Allemagne et France vus par Peter SLOTERDIJK (V)
(Suite des 4 notes précédentes)
La normalisation de l’Allemagne
Ce pays « peut commencer à récolter les fruits de ses efforts métanoiétiques. Il a regagné la confiance de ses voisins – si l’on fait abstraction de quelques dépôts toxiques en Angleterre et en Pologne où se reproduisent obstinément, comme sous vide, les affects antiallemands (…) » (p.60) L’élection d’un pape allemand (Joseph RATZINGER) le 19 avril 2005 est une expression de la « ratification du processus politico-moral » et un patronyme allemand peut dorénavant être le symbole de l’intégrité (tenons pour insignifiante la corruption au sein des groupes Siemens et Volkswagen : n’est-ce pas une règle commune des affaires mondialisées ?).
Peter SLOTERDIJK met en exergue le cas de Martin WALSER, parce qu’il parla le premier dans les années 1980 de la réunification allemande comme d’une option souhaitable, et parce qu’il affirma en 1998 que l’Allemagne pouvait « prendre de la distance avec certains rituels pseudo-métanoiétiques extériorisés » (comme le rappel de la Shoah utilisée comme une « massue morale »).
De fait, aujourd’hui, l’Allemagne est entrée dans une phase de normalisation : « l’idiot de la famille européenne » évolue vers l’égoïsme politique normal, dont la France est un exemple.

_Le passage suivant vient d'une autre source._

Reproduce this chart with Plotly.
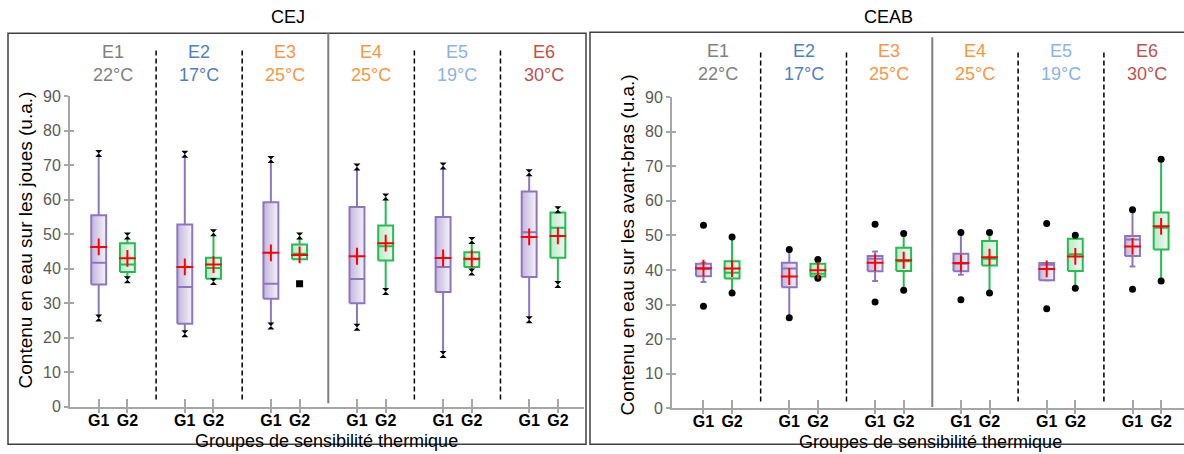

Il demeure un point sensible : la redéfinition des fonctions militaires. Parce qu’ils ont commis des crimes, les Allemands auraient une « prétention supérieure à vivre dans un monde sans guerre. Il en résulte un syndrome de la faiblesse arrogante qui ne pourra pas résister aux épreuves à venir. » (p.76)
« Dans ce segment basique du réajustement du decorum culturel », la normalisation pourra-t-elle survenir, s’interroge Peter SLOTERDIJK.